作業はまず、貼る位置を決めて仮貼りをし、続いて裏面の剥離紙を取って実際に貼付。そのあとで表面の保護シートを剥がして完成となる。
もちろん大きなのデカールが1枚で提供されているわけではなく、一定の大きさに分けられている。今回見学したバナーの仮貼りの際には、客室窓の中心線を決め、機体とデカールの保護シートの両方にマスキングテープを貼り付け、そのラインを合わせていくことでズレることなく貼れるよう作業していた。
この仮貼りのあとは、裏の剥離紙を取って実際に貼る作業となるが、この際には後ろ側のデカールから順番に貼っていく。これには理由があって、デカールとデカールの繋ぎ目部分は、飛行中の抵抗を抑え、剥がれることを防ぐために、前方向のシールが上になるように貼る。
また、客室の窓など、くり抜く必要がある部分には、あらかじめ「ナイフレステープ」と呼ばれるものを、くり抜く形に合わせて貼っておく。これはカット用の“糸”が仕込まれたテープで、クルマのラッピングなどでは一般的に用いられているものだそうだ。ナイフレステープに仕込まれた糸を引き抜くことで、デカールをきれいにくり抜くことができる。
このメリットは、カッターやナイフを使うことなくデカールを任意の形にくり抜けることだ。機体に傷を付けることは厳禁であるため、従来はシールの裏側に保護シートを当ててカッターで注意深く切り抜いていたそうだが、このテープの使用で、そうした手間はかなり軽減されたという。
19日にはFacebookで募集したイベントを実施
11月19日には、11月5日17時30分~8日23時59分にFacebook上で募集した27名が参加し、ラッピング作業の見学会が実施された。応募総数は約900名に達したという。参加者の年齢層は10~60代と幅広く、関西を中心に全国から集まった。
イベントは12時から実施されたこともあり、参加者にはまず、国内線プレミアムシートで提供されている「premium GOZEN」と「premium SABO」がふるまわれた。この際、STAR WARS ANA JET 2号機の機内で使用される、BB-8とR2-D2が描かれた専用のコップも披露。使わずに持って帰ろうと思う人も多そうだったが、「後ほど別にお土産としてお渡ししますので、ここではお使いください」という気の利いたアナウンスがあり、参加者も安心してお茶やジュースを注ぎ、新デザインの紙コップで味わうドリンクを一足早く楽しんでいた。
お腹を満たしたあとは、今回見学するラッピング作業を理解すべく、クリアファイルにデカールを貼り付ける作業を体験する時間が設けられ、剥離紙を剥がして、気泡などが入らないようにカード類などでこするように貼り付け、最後に表面の保護シートを外すという一連の作業を実際に体験した。

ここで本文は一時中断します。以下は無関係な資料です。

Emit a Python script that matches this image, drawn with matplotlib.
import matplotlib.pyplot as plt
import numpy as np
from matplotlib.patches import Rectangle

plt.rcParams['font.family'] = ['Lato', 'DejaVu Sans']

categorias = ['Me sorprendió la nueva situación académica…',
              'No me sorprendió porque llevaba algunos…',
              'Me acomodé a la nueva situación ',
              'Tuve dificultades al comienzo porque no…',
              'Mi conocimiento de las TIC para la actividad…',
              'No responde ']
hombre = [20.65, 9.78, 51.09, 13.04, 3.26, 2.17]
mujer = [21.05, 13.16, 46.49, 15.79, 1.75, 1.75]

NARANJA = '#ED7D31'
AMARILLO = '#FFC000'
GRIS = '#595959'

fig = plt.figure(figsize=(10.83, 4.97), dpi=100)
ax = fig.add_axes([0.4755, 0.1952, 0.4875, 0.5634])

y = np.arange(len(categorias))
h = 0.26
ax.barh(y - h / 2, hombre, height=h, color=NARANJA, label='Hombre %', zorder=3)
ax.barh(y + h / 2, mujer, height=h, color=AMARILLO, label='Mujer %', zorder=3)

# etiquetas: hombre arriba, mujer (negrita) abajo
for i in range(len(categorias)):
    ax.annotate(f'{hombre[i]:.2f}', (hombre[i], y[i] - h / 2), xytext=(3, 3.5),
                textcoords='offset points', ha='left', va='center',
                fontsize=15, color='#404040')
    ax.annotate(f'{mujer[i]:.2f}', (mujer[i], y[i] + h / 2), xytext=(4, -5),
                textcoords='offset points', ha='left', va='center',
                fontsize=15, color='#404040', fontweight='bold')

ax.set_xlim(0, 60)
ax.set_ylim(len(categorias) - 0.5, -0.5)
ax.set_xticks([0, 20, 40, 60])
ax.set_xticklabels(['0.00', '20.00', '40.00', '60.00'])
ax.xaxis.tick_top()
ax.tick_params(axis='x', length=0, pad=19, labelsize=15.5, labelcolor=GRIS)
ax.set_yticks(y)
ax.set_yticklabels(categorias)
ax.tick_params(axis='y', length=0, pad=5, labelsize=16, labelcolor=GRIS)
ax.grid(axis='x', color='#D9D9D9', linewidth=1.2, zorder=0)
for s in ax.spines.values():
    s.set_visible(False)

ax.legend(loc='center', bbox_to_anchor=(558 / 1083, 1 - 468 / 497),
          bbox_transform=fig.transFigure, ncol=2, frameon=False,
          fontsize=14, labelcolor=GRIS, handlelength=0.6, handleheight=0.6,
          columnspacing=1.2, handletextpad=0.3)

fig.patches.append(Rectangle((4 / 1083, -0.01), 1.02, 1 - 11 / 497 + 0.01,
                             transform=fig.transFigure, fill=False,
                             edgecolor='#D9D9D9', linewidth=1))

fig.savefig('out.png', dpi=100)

その後、場所をMROJapanの格納庫へ移し、実際の機体へのデカール貼り付け作業を見学。さらに、参加者から無作為に選ばれた3組6名が、機体への貼付が完了しているBB-8のデカールの保護シートを剥がすという大役に任命された。この保護シートは思ったよりも強力に貼り付けられており、かなり力を込めた様子で順々に剥がしていった。そうして完成を見たBB-8のデカールをバックに、ほかの参加者も記念撮影を行なった。
ちなみに、このイベントの最後には“お土産”も配布されたが、この内容も豪華で、メインは「R2-D2 ANA JET」の1/200スケールモデルプレーン(非売品)。さらに、これを収めたトートバッグもANA、STAR WARSのロゴ入り。食事も見学内容もお土産も豪華なイベントに、参加者は皆、笑顔のまま会場を後をした。
このSTAR WARS ANA JET 2号機は21日には整備を終えてドックアウト。22日より日本の空を飛びまわる予定だ。